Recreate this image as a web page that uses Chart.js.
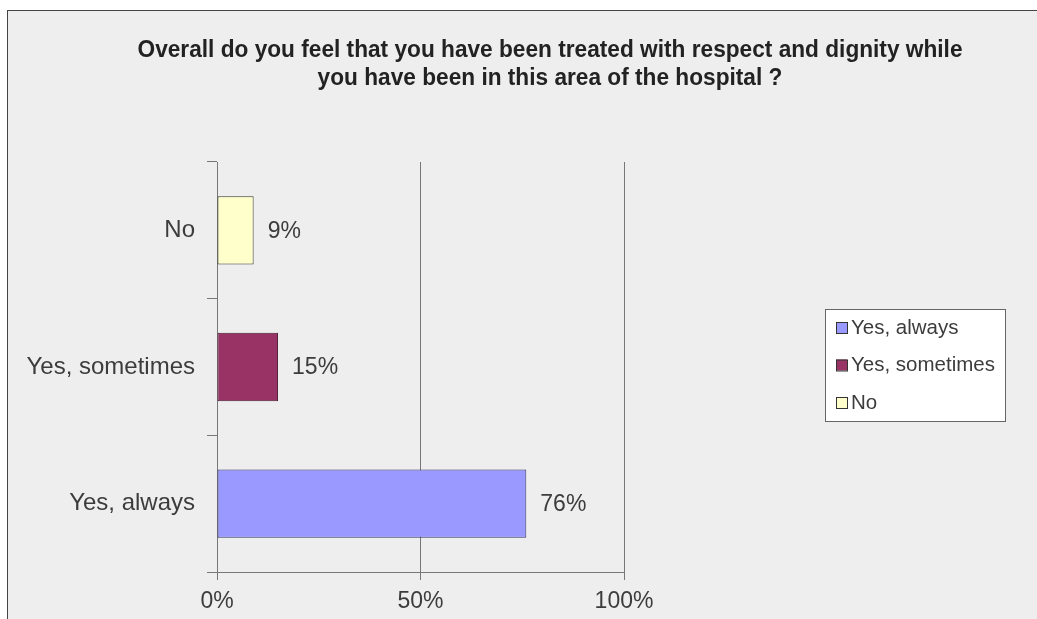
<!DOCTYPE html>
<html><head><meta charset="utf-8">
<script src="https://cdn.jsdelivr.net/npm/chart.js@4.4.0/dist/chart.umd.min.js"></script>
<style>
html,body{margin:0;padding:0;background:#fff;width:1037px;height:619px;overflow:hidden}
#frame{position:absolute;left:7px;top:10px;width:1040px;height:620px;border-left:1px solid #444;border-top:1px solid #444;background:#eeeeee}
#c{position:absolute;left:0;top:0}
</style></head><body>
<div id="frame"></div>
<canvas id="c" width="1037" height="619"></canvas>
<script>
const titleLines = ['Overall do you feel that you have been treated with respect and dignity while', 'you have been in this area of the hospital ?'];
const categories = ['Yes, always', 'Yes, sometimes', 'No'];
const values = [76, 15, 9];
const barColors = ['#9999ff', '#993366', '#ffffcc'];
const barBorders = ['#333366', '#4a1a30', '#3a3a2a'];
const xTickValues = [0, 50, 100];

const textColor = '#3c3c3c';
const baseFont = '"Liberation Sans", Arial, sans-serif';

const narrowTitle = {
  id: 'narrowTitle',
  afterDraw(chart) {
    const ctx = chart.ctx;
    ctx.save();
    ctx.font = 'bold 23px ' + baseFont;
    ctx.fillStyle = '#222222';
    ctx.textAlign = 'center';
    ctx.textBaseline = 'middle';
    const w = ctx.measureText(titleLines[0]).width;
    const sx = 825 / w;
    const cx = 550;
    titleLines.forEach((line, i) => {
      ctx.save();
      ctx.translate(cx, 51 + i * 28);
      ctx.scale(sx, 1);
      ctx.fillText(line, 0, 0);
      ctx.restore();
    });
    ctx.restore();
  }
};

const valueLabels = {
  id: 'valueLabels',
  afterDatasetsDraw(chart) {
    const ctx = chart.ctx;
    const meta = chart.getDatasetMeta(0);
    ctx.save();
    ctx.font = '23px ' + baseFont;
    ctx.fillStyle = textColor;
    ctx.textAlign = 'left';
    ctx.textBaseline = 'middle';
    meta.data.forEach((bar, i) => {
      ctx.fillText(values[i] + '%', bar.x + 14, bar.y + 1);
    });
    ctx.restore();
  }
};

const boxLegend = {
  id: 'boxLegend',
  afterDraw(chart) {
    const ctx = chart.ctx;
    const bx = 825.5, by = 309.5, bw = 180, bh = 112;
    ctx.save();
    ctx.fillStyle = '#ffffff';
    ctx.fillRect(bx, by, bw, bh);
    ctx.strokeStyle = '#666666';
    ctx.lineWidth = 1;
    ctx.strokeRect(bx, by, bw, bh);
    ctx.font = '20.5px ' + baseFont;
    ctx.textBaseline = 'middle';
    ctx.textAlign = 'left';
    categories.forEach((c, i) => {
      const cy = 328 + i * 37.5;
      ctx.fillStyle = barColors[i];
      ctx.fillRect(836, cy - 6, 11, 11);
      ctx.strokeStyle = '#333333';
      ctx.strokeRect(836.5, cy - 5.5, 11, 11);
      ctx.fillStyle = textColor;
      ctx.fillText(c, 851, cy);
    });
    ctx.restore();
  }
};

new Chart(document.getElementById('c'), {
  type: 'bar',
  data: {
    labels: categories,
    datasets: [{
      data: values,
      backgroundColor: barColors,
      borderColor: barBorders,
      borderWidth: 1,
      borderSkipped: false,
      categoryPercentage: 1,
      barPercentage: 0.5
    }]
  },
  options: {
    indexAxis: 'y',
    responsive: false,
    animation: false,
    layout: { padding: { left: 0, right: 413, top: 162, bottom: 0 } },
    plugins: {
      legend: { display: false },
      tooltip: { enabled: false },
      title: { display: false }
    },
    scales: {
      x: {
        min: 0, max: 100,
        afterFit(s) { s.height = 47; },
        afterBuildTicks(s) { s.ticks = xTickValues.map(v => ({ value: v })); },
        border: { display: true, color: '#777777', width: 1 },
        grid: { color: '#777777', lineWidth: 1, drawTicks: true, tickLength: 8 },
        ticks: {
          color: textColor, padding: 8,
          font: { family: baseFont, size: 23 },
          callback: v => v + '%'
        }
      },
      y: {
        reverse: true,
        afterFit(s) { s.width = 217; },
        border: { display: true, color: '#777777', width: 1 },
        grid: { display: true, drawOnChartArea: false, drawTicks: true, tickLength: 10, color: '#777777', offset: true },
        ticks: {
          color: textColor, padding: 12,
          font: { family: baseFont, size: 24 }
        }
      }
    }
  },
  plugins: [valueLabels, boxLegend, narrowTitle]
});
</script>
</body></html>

TASK INSTRUCTIONS: Give the number of lines containing the word "this". No other answer is needed.

EXPECTED ANSWER: 2